* _Exercise objective_:
Print each line exactly as it is given.

◇ ◇ ◇ ◇ ◇ ◇ ◇

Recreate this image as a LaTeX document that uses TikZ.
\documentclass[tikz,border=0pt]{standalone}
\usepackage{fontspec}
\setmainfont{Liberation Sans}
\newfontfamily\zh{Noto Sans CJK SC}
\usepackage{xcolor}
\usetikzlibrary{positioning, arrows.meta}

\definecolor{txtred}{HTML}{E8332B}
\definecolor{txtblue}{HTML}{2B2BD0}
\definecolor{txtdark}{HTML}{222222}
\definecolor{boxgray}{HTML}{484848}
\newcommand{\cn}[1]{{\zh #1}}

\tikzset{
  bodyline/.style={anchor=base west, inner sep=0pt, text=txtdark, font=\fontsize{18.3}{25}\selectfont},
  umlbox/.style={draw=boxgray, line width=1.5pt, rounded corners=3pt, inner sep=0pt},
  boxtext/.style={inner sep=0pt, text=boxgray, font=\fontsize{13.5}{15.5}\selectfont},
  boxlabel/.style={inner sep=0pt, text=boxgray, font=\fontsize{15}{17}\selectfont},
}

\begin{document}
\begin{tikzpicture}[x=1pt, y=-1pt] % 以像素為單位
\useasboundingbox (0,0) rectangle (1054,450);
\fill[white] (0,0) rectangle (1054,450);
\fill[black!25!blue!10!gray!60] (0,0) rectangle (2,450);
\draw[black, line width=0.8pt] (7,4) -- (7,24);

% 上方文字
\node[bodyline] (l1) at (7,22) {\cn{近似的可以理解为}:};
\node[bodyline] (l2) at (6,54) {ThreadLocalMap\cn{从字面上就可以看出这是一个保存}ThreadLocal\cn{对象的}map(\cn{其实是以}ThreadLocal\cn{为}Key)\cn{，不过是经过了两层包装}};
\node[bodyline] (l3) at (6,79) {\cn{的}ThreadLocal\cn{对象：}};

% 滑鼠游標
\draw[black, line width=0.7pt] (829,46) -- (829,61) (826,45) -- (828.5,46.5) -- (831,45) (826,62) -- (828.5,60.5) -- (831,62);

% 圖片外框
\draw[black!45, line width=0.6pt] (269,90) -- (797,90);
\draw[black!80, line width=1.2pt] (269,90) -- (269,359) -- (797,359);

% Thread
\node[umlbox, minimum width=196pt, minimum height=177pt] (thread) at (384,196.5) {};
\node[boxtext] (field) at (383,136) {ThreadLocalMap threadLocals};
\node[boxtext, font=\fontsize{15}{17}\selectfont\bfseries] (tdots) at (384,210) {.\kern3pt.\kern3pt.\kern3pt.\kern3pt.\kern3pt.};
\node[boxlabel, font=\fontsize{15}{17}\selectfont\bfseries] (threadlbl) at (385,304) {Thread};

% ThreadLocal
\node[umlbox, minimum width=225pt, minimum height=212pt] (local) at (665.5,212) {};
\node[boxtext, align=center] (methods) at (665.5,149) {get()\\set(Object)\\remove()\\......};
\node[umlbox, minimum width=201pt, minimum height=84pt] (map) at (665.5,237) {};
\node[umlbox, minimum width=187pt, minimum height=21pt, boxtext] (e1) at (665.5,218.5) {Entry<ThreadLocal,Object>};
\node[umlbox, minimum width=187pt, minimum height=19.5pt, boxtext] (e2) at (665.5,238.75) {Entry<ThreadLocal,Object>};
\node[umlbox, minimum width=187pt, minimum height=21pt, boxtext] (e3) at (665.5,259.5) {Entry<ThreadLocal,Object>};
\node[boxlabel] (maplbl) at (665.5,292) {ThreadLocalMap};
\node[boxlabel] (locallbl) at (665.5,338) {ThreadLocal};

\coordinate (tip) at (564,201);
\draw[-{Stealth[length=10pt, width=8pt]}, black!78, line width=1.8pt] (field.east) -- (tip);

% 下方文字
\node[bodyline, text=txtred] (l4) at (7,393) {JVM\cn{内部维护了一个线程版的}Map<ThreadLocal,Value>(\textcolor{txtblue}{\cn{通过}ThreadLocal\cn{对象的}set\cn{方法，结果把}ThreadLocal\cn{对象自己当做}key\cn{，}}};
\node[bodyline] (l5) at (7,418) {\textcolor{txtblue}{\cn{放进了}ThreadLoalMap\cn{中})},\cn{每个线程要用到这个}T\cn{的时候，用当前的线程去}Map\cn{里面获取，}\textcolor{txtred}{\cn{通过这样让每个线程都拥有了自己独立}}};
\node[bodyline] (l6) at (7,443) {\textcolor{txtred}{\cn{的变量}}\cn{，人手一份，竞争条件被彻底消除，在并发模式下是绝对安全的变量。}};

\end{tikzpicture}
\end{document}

◇ ◇ ◇ ◇ ◇ ◇ ◇

* _Finished exercise_:
Recreate this image as a LaTeX document that uses TikZ.
\documentclass[tikz,border=0pt]{standalone}
\usepackage{fontspec}
\setmainfont{Liberation Sans}
\newfontfamily\zh{Noto Sans CJK SC}
\usepackage{xcolor}
\usetikzlibrary{positioning, arrows.meta}

\definecolor{txtred}{HTML}{E8332B}
\definecolor{txtblue}{HTML}{2B2BD0}
\definecolor{txtdark}{HTML}{222222}
\definecolor{boxgray}{HTML}{484848}
\newcommand{\cn}[1]{{\zh #1}}

\tikzset{
  bodyline/.style={anchor=base west, inner sep=0pt, text=txtdark, font=\fontsize{18.3}{25}\selectfont},
  umlbox/.style={draw=boxgray, line width=1.5pt, rounded corners=3pt, inner sep=0pt},
  boxtext/.style={inner sep=0pt, text=boxgray, font=\fontsize{13.5}{15.5}\selectfont},
  boxlabel/.style={inner sep=0pt, text=boxgray, font=\fontsize{15}{17}\selectfont},
}

\begin{document}
\begin{tikzpicture}[x=1pt, y=-1pt] % 以像素為單位
\useasboundingbox (0,0) rectangle (1054,450);
\fill[white] (0,0) rectangle (1054,450);
\fill[black!25!blue!10!gray!60] (0,0) rectangle (2,450);
\draw[black, line width=0.8pt] (7,4) -- (7,24);

% 上方文字
\node[bodyline] (l1) at (7,22) {\cn{近似的可以理解为}:};
\node[bodyline] (l2) at (6,54) {ThreadLocalMap\cn{从字面上就可以看出这是一个保存}ThreadLocal\cn{对象的}map(\cn{其实是以}ThreadLocal\cn{为}Key)\cn{，不过是经过了两层包装}};
\node[bodyline] (l3) at (6,79) {\cn{的}ThreadLocal\cn{对象：}};

% 滑鼠游標
\draw[black, line width=0.7pt] (829,46) -- (829,61) (826,45) -- (828.5,46.5) -- (831,45) (826,62) -- (828.5,60.5) -- (831,62);

% 圖片外框
\draw[black!45, line width=0.6pt] (269,90) -- (797,90);
\draw[black!80, line width=1.2pt] (269,90) -- (269,359) -- (797,359);

% Thread
\node[umlbox, minimum width=196pt, minimum height=177pt] (thread) at (384,196.5) {};
\node[boxtext] (field) at (383,136) {ThreadLocalMap threadLocals};
\node[boxtext, font=\fontsize{15}{17}\selectfont\bfseries] (tdots) at (384,210) {.\kern3pt.\kern3pt.\kern3pt.\kern3pt.\kern3pt.};
\node[boxlabel, font=\fontsize{15}{17}\selectfont\bfseries] (threadlbl) at (385,304) {Thread};

% ThreadLocal
\node[umlbox, minimum width=225pt, minimum height=212pt] (local) at (665.5,212) {};
\node[boxtext, align=center] (methods) at (665.5,149) {get()\\set(Object)\\remove()\\......};
\node[umlbox, minimum width=201pt, minimum height=84pt] (map) at (665.5,237) {};
\node[umlbox, minimum width=187pt, minimum height=21pt, boxtext] (e1) at (665.5,218.5) {Entry<ThreadLocal,Object>};
\node[umlbox, minimum width=187pt, minimum height=19.5pt, boxtext] (e2) at (665.5,238.75) {Entry<ThreadLocal,Object>};
\node[umlbox, minimum width=187pt, minimum height=21pt, boxtext] (e3) at (665.5,259.5) {Entry<ThreadLocal,Object>};
\node[boxlabel] (maplbl) at (665.5,292) {ThreadLocalMap};
\node[boxlabel] (locallbl) at (665.5,338) {ThreadLocal};

\coordinate (tip) at (564,201);
\draw[-{Stealth[length=10pt, width=8pt]}, black!78, line width=1.8pt] (field.east) -- (tip);

% 下方文字
\node[bodyline, text=txtred] (l4) at (7,393) {JVM\cn{内部维护了一个线程版的}Map<ThreadLocal,Value>(\textcolor{txtblue}{\cn{通过}ThreadLocal\cn{对象的}set\cn{方法，结果把}ThreadLocal\cn{对象自己当做}key\cn{，}}};
\node[bodyline] (l5) at (7,418) {\textcolor{txtblue}{\cn{放进了}ThreadLoalMap\cn{中})},\cn{每个线程要用到这个}T\cn{的时候，用当前的线程去}Map\cn{里面获取，}\textcolor{txtred}{\cn{通过这样让每个线程都拥有了自己独立}}};
\node[bodyline] (l6) at (7,443) {\textcolor{txtred}{\cn{的变量}}\cn{，人手一份，竞争条件被彻底消除，在并发模式下是绝对安全的变量。}};

\end{tikzpicture}
\end{document}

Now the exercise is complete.